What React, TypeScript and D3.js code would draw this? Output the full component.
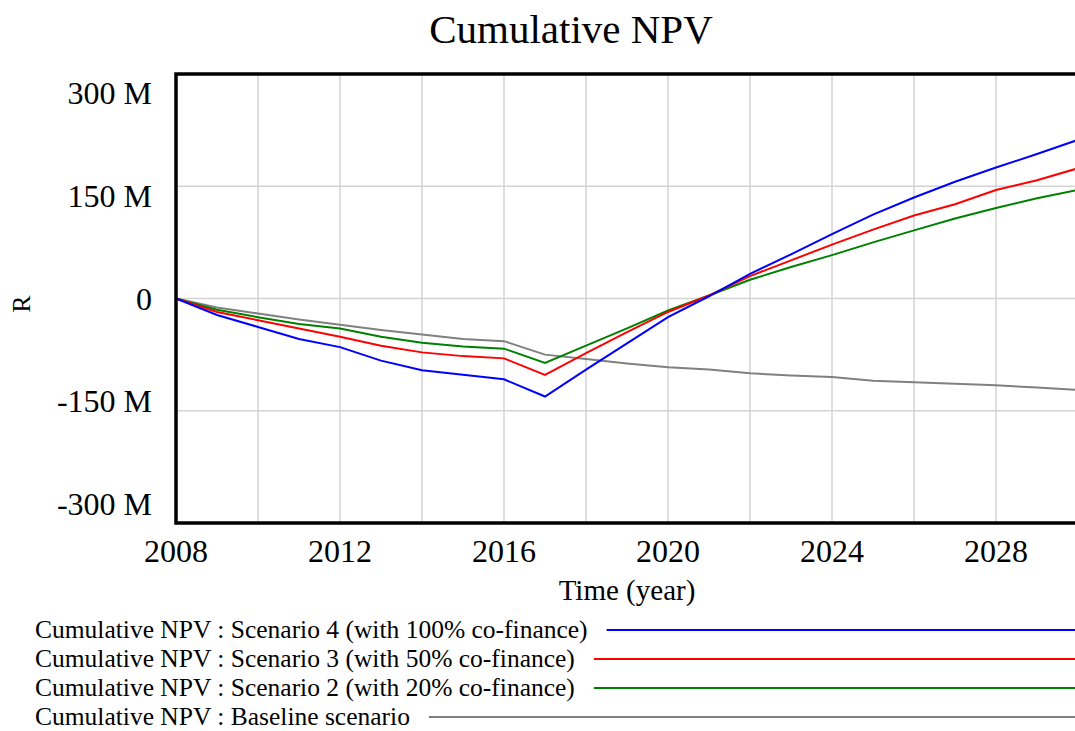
import React, { useEffect, useRef } from 'react';
import * as d3 from 'd3';

// years on the time axis
const years = [2008, 2009, 2010, 2011, 2012, 2013, 2014, 2015, 2016, 2017, 2018, 2019,
  2020, 2021, 2022, 2023, 2024, 2025, 2026, 2027, 2028, 2029, 2030];

// cumulative NPV, millions of R
const scenario4 = [0, -22, -38, -54, -65, -83, -96, -102, -108, -131, -95, -60,
  -25, 3, 33, 59, 86, 112, 135, 156, 175, 193, 212];
const scenario3 = [0, -18, -29, -40, -51, -63, -72, -77, -80, -102, -73, -45,
  -18, 4, 30, 51, 72, 92, 111, 126, 145, 158, 174];
const scenario2 = [0, -15, -25, -34, -40, -51, -59, -64, -67, -86, -63, -40,
  -16, 4, 25, 42, 58, 75, 91, 107, 121, 134, 145];
const baseline = [0, -12, -20, -28, -35, -42, -48, -54, -57, -75, -81, -87,
  -92, -95, -100, -103, -105, -110, -112, -114, -116, -119, -122];

const seriesNames = [
  'Cumulative NPV : Scenario 4 (with 100% co-finance)',
  'Cumulative NPV : Scenario 3 (with 50% co-finance)',
  'Cumulative NPV : Scenario 2 (with 20% co-finance)',
  'Cumulative NPV : Baseline scenario',
];
const seriesColors = ['#0000ff', '#ff0000', '#008000', '#808080'];

const xTickYears = [2008, 2012, 2016, 2020, 2024, 2028];
const yTickValues = [-300, -150, 0, 150, 300];
const yTickLabels = ['-300 M', '-150 M', '0', '150 M', '300 M'];

const App: React.FC = () => {
  const ref = useRef<SVGSVGElement>(null);

  useEffect(() => {
    document.body.style.margin = '0';
    const svg = d3.select(ref.current);
    svg.selectAll('*').remove();

    const font = '"Liberation Serif", "Times New Roman", serif';
    const left = 176, top = 74, right = 1078, bottom = 523;

    const x = d3.scaleLinear().domain([2008, 2030]).range([left, right]);
    const y = d3.scaleLinear().domain([-300, 300]).range([bottom, top]);

    // grid
    const grid = svg.append('g').attr('stroke', '#d3d3d3').attr('stroke-width', 1.5);
    grid.selectAll('line.v')
      .data(d3.range(2010, 2030, 2))
      .enter()
      .append('line')
      .attr('x1', d => x(d)).attr('x2', d => x(d))
      .attr('y1', top).attr('y2', bottom);
    grid.selectAll('line.h')
      .data([-150, 0, 150])
      .enter()
      .append('line')
      .attr('x1', left).attr('x2', right)
      .attr('y1', d => y(d)).attr('y2', d => y(d));

    // series
    const allSeries = [scenario4, scenario3, scenario2, baseline];
    const line = d3.line<number>().x((_, i) => x(years[i])).y(d => y(d));
    [3, 2, 1, 0].forEach(k => {
      svg.append('path')
        .attr('d', line(allSeries[k]))
        .attr('fill', 'none')
        .attr('stroke', seriesColors[k])
        .attr('stroke-width', 2);
    });

    // frame
    svg.append('rect')
      .attr('x', left).attr('y', top)
      .attr('width', right - left).attr('height', bottom - top)
      .attr('fill', 'none').attr('stroke', '#000').attr('stroke-width', 3.5);

    // y tick labels (pulled slightly toward the zero line, as in the original)
    const mid = y(0);
    svg.selectAll('text.ytick')
      .data(yTickValues)
      .enter()
      .append('text')
      .attr('x', 152)
      .attr('y', d => mid + (y(d) - mid) * 0.915)
      .attr('dy', '0.35em')
      .attr('text-anchor', 'end')
      .attr('font-family', font)
      .attr('font-size', 32)
      .text((_, i) => yTickLabels[i]);

    // x tick labels
    svg.selectAll('text.xtick')
      .data(xTickYears)
      .enter()
      .append('text')
      .attr('x', d => x(d))
      .attr('y', bottom + 39)
      .attr('text-anchor', 'middle')
      .attr('font-family', font)
      .attr('font-size', 32)
      .text(d => String(d));

    // titles
    svg.append('text')
      .attr('x', 571).attr('y', 43)
      .attr('text-anchor', 'middle')
      .attr('font-family', font).attr('font-size', 41)
      .text('Cumulative NPV');
    svg.append('text')
      .attr('x', (left + right) / 2).attr('y', 600)
      .attr('text-anchor', 'middle')
      .attr('font-family', font).attr('font-size', 29)
      .text('Time (year)');
    svg.append('text')
      .attr('transform', 'translate(30,304) rotate(-90)')
      .attr('text-anchor', 'middle')
      .attr('font-family', font).attr('font-size', 26)
      .text('R');

    // legend
    seriesNames.forEach((name, i) => {
      const ly = 630 + i * 29;
      const t = svg.append('text')
        .attr('x', 35).attr('y', ly + 8)
        .attr('font-family', font).attr('font-size', 25.5)
        .text(name);
      const w = (t.node() as SVGTextElement).getComputedTextLength();
      svg.append('line')
        .attr('x1', 35 + w + 19).attr('x2', 1075)
        .attr('y1', ly).attr('y2', ly)
        .attr('stroke', seriesColors[i])
        .attr('stroke-width', 2);
    });
  }, []);

  return (
    <svg
      ref={ref}
      width={1075}
      height={731}
      style={{ position: 'absolute', left: 0, top: 0, background: '#fff' }}
    />
  );
};

export default App;
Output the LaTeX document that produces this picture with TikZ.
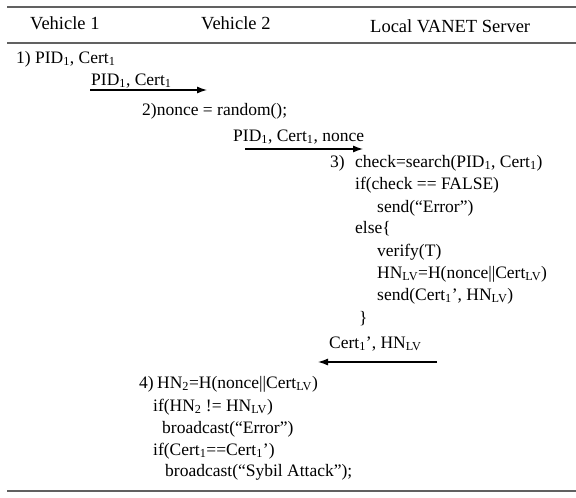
\documentclass[tikz,border=0pt]{standalone}
\usepackage{fontspec}
\setmainfont{Liberation Serif}
\usetikzlibrary{arrows.meta}
\newcommand\sub[1]{\textsubscript{#1}}

\begin{document}
\begin{tikzpicture}[x=1pt,y=-1pt,
  txt/.style={anchor=base west, inner sep=0pt, font=\fontsize{17.5}{21}\selectfont},
  head/.style={anchor=base west, inner sep=0pt, font=\fontsize{18.5}{22}\selectfont},
  rulethick/.style={draw=black!62, line width=2pt},
  rulethin/.style={draw=black!62, line width=1.4pt},
  msg/.style={line width=1.2pt, -{Latex[length=10pt,width=7pt]}}]
\useasboundingbox (0,0) rectangle (576,498);

% table rules
\draw[rulethick] (7,7) -- (576,7);
\draw[rulethin] (7,43) -- (576,43);
\draw[rulethick] (7,491) -- (576,491);

% column headings
\node[head] (h1) at (30,29) {Vehicle 1};
\node[head] (h2) at (201,29) {Vehicle 2};
\node[head] (h3) at (370,32) {Local VANET Server};

% step 1
\node[txt] (s1) at (16,63) {1) PID\sub1, Cert\sub1};
\node[txt] (m1) at (91,85) {PID\sub1, Cert\sub1};
\coordinate (m1a) at (90,90);
\coordinate (m1b) at (207,90);
\draw[msg] (m1a) -- (m1b);

% step 2
\node[txt] (s2) at (142,115) {2)nonce = random();};
\node[txt] (m2) at (233,141) {PID\sub1, Cert\sub1, nonce};
\coordinate (m2a) at (245,149);
\coordinate (m2b) at (363,149);
\draw[msg] (m2a) -- (m2b);

% step 3
\node[txt] (s3) at (330,167) {3)};
\node[txt] (c1) at (355,167) {check=search(PID\sub1, Cert\sub1)};
\node[txt] (c2) at (355,189) {if(check == FALSE)};
\node[txt] (c3) at (377,212) {send(“Error”)};
\node[txt] (c4) at (355,233) {else\{};
\node[txt] (c5) at (377,256) {verify(T)};
\node[txt] (c6) at (377,278) {HN\sub{LV}=H(nonce||Cert\sub{LV})};
\node[txt] (c7) at (377,300) {send(Cert\sub1’, HN\sub{LV})};
\node[txt] (c8) at (359,323) {\}};
\node[txt] (m3) at (329,348) {Cert\sub1’, HN\sub{LV}};
\coordinate (m3a) at (437,362);
\coordinate (m3b) at (318,362);
\draw[msg] (m3a) -- (m3b);

% step 4
\node[txt] (s4) at (139,388) {4)};
\node[txt] (d1) at (157,388) {HN\sub2=H(nonce||Cert\sub{LV})};
\node[txt] (d2) at (153,411) {if(HN\sub2 != HN\sub{LV})};
\node[txt] (d3) at (162,433) {broadcast(“Error”)};
\node[txt] (d4) at (153,455) {if(Cert\sub1==Cert\sub1’)};
\node[txt] (d5) at (165,476) {broadcast(“Sybil Attack”);};
\end{tikzpicture}
\end{document}
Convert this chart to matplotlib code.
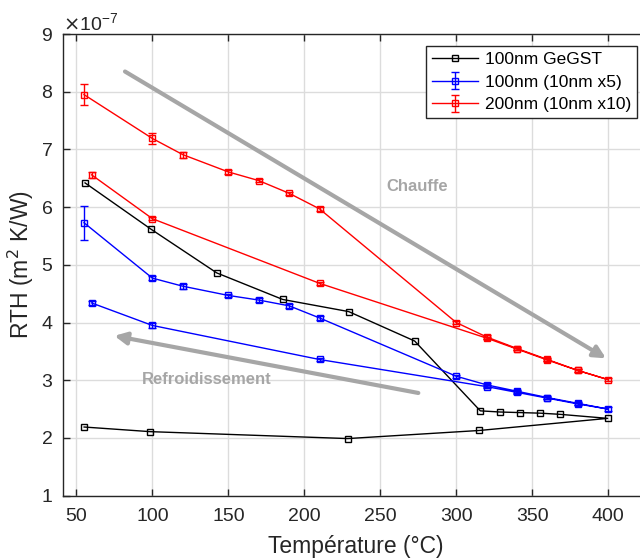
+ + +
TASK STATEMENT:
Without any pictures, reproduce the lines from the first one in the material through the line that has "2028, 2029, 2030];", exactly as they appear.

SOLUTION:
What React, TypeScript and D3.js code would draw this? Output the full component.
import React, { useEffect, useRef } from 'react';
import * as d3 from 'd3';

// years on the time axis
const years = [2008, 2009, 2010, 2011, 2012, 2013, 2014, 2015, 2016, 2017, 2018, 2019,
  2020, 2021, 2022, 2023, 2024, 2025, 2026, 2027, 2028, 2029, 2030];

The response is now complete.